What’s intriguing to me is that it’s so hard to find even still photos, much less, you know, broadcast tape of games. The publication that this used to be, Basketball Weekly, actually gave fairly equal -- nearly 50% coverage -- it started about the same time as the ABA did, and gave a lot of coverage to it.

Jim O’Brien was the regular ABA columnist, out of Pittsburgh. I remember that, because we used to read it. Everyone used to have Basketball Weekly on the planes, and traveling with the team, because it did give the ABA a fair shake.

A big picture question to wrap up. What would you consider -- obviously you’re very, very close to it -- the state of professional basketball today?
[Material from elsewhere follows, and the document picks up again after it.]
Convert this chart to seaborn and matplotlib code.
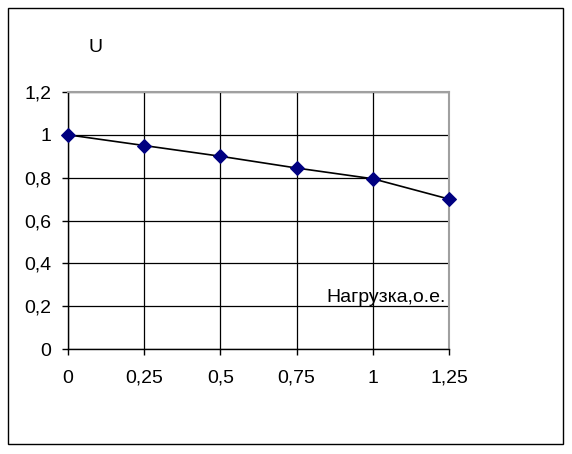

Today? Well, through the marketing and through the high-profile championship performances of the most appealing players of the last two decades -- Dr. J was at the beginning of it, but Magic and Larry and Michael, through all those things, it rose to a tremendous level.

I think there has to be some concern now about the overall quality of play. The league has expanded now, and I don’t know what all the factors are, but generally speaking, the average NBA game is not as appealing in the late 90’s as it was in the mid-to-late 80’s. And you have to wonder is there anybody that will be as universally popular as a Johnson, a Bird, a Dr. J, a Michael Jordan -- not just be as universally popular and accomplished as a player, but be on a team that will always contend for the championship so that they get to center stage. That’s always something that’s overlooked during the NBA’s great period of popularity, that the best-known and most popular players were always in the finals.

Just looking at this season, it’s a crapshoot, basically anybody could win…

Yeah.

…you get a team that’s hot like Charlotte, jeez, they could end up winning it somehow.

Thanks a lot, Bob.

OK, you’re welcome. Nice talking with you.